Another function of the Museum is clearly as a resource for scholarship. Only 300 people a year at the time used the Adam Drawings Collection of 8000 drawings. In purchasing the drawings in 1833 Soane acquired the work of an architect he must have considered an earlier kindred spirit, an innovator working within but extending the borders of the classical idiom.

The Adam drawings are always so striking in the manner in which they represent so closely in two-dimensional form the three-dimensional reality of the Adam brothers' buildings. There is none of the intermediation of drawing conventions between drawings and reality found in modern architectural drawings. The rapport is, also, more direct than that found in contemporaries' drawings. Naturally, this rapport was helped by Robert Adam's increasingly two-dimensional style in his later years but it is equally found in his drawings of non-linear spaces, such as sections through circular staircases.

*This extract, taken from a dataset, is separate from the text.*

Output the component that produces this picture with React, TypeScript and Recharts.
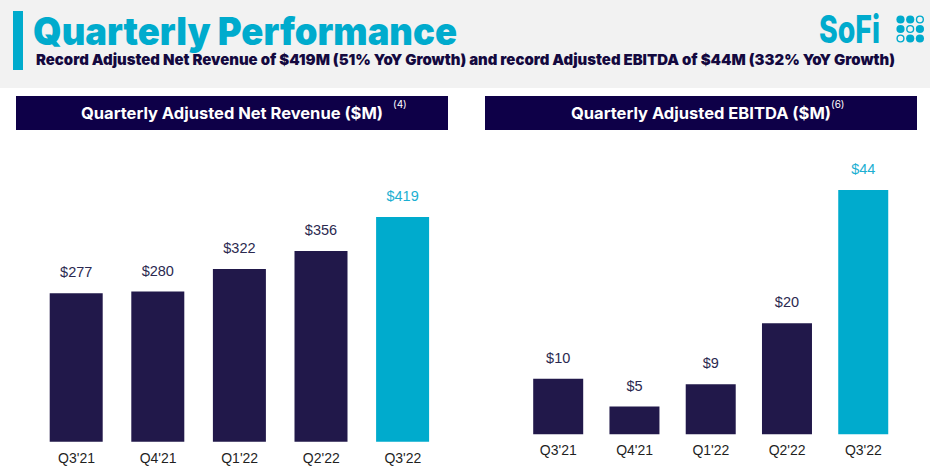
import { BarChart, Bar, XAxis, YAxis, Cell, LabelList } from "recharts";

const quarters = ["Q3'21", "Q4'21", "Q1'22", "Q2'22", "Q3'22"];
const revenue = [277, 280, 322, 356, 419];
const ebitda = [10, 5, 9, 20, 44];

const NAVY = "#21184a";
const CYAN = "#00abcd";
const BOX = "#0e0048";

const revenueData = quarters.map((q, i) => ({ q, v: revenue[i] }));
const ebitdaData = quarters.map((q, i) => ({ q, v: ebitda[i] }));

const lastIdx = quarters.length - 1;

const ValueLabel = (props: any) => {
  const { x, y, width, value, index } = props;
  return (
    <text
      x={x + width / 2}
      y={y - 16}
      textAnchor="middle"
      fontFamily="'Liberation Sans', Arial, sans-serif"
      fontSize={14.5}
      fill={index === lastIdx ? "#1cafd2" : "#2b2950"}
    >
      ${value}
    </text>
  );
};

// the 3x3 dot mark next to the wordmark: 1 = filled, 0 = ring
const dots = [
  [1, 1, 0],
  [1, 0, 1],
  [0, 1, 1],
];

function Header() {
  return (
    <svg width={930} height={135} style={{ position: "absolute", left: 0, top: 0 }}>
      <rect x={0} y={0} width={930} height={88} fill="#f2f2f2" />
      <rect x={13} y={11} width={10} height={59} fill={CYAN} />
      <text
        x={33}
        y={44.5}
        fontFamily="Inter, sans-serif"
        fontWeight={900}
        fontSize={38}
        fill={CYAN}
        textLength={424}
        lengthAdjust="spacingAndGlyphs"
      >
        Quarterly Performance
      </text>
      <text
        x={36}
        y={65}
        fontFamily="Inter, sans-serif"
        fontWeight={900}
        fontSize={15}
        fill="#14093f"
        textLength={859}
        lengthAdjust="spacingAndGlyphs"
      >
        Record Adjusted Net Revenue of $419M (51% YoY Growth) and record Adjusted EBITDA of $44M (332% YoY Growth)
      </text>
      <text
        x={819}
        y={43}
        fontFamily="Inter, sans-serif"
        fontWeight={800}
        fontSize={38}
        fill={CYAN}
        textLength={61}
        lengthAdjust="spacingAndGlyphs"
      >
        SoFi
      </text>
      {dots.map((row, r) =>
        row.map((f, c) => (
          <circle
            key={`${r}-${c}`}
            cx={900.5 + c * 9.7}
            cy={19.5 + r * 9.5}
            r={f ? 4.1 : 3.4}
            fill={f ? CYAN : "none"}
            stroke={CYAN}
            strokeWidth={f ? 0 : 1.4}
          />
        ))
      )}

      <rect x={16} y={96} width={432} height={34} fill={BOX} />
      <text
        x={81}
        y={119}
        fontFamily="Inter, sans-serif"
        fontWeight={700}
        fontSize={16}
        fill="#ffffff"
        textLength={302}
        lengthAdjust="spacingAndGlyphs"
      >
        Quarterly Adjusted Net Revenue ($M)
      </text>
      <text x={393} y={108} fontFamily="Inter, sans-serif" fontSize={10} fill="#ffffff">
        (4)
      </text>

      <rect x={485} y={96} width={432} height={34} fill={BOX} />
      <text
        x={571}
        y={119}
        fontFamily="Inter, sans-serif"
        fontWeight={700}
        fontSize={16}
        fill="#ffffff"
        textLength={260}
        lengthAdjust="spacingAndGlyphs"
      >
        Quarterly Adjusted EBITDA ($M)
      </text>
      <text x={831} y={108} fontFamily="Inter, sans-serif" fontSize={10} fill="#ffffff">
        (6)
      </text>
    </svg>
  );
}

const tickStyle = {
  fill: "#1f1f1f",
  fontSize: 14,
  fontFamily: "'Liberation Sans', Arial, sans-serif",
};

export default function App() {
  return (
    <div
      style={{
        position: "absolute",
        left: 0,
        top: 0,
        width: 930,
        height: 470,
        background: "#ffffff",
        overflow: "hidden",
      }}
    >
      <Header />

      <div style={{ position: "absolute", left: 0, top: 0 }}>
        <BarChart
          width={465}
          height={470}
          data={revenueData}
          margin={{ top: 173.7, right: 21.3, bottom: 0, left: 35.7 }}
        >
          <XAxis
            dataKey="q"
            axisLine={false}
            tickLine={false}
            tickMargin={5}
            height={28.3}
            interval={0}
            tick={tickStyle}
          />
          <YAxis hide domain={[0, 500]} />
          <Bar dataKey="v" barSize={53} isAnimationActive={false}>
            {revenueData.map((_, i) => (
              <Cell key={i} fill={i === lastIdx ? CYAN : NAVY} />
            ))}
            <LabelList dataKey="v" content={<ValueLabel />} />
          </Bar>
        </BarChart>
      </div>

      <div style={{ position: "absolute", left: 465, top: 0 }}>
        <BarChart
          width={465}
          height={470}
          data={ebitdaData}
          margin={{ top: 156.8, right: 28.5, bottom: 0, left: 55.2 }}
        >
          <XAxis
            dataKey="q"
            axisLine={false}
            tickLine={false}
            tickMargin={5}
            height={35.7}
            interval={0}
            tick={tickStyle}
          />
          <YAxis hide domain={[0, 50]} />
          <Bar dataKey="v" barSize={50} isAnimationActive={false}>
            {ebitdaData.map((_, i) => (
              <Cell key={i} fill={i === lastIdx ? CYAN : NAVY} />
            ))}
            <LabelList dataKey="v" content={<ValueLabel />} />
          </Bar>
        </BarChart>
      </div>
    </div>
  );
}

Of all Soane's acquisitions for his Museum, that of the Adam drawings was the most enlightened. It signaled his acceptance into a museum, where all the objects were in a perspective fashioned by himself and all angled towards posterity, of objects of a collective stature that could stand quite independently of any frame of his own making. In purchasing them, he provided a second purpose for the existence of his museum.

Peter Thornton admitted to enjoying the Curatorship immensely. With his evident enthusiasm it was unlikely that the post could lie fallow. For the first nine months, he worked at the Museum full-time but as the post was a part-time one he took up the offer of a one-year research fellowship at St. John's College, Oxford, which he described as being 'without strings' such as teaching duties. This he evidently enjoyed while at the same time preparing a book on the interior decoration aspects of the Italian Renaissance.

The Soane Museum progressed towards being a more clearly understood ensemble, whilst remaining a reference point in Soane's long perspectives of time.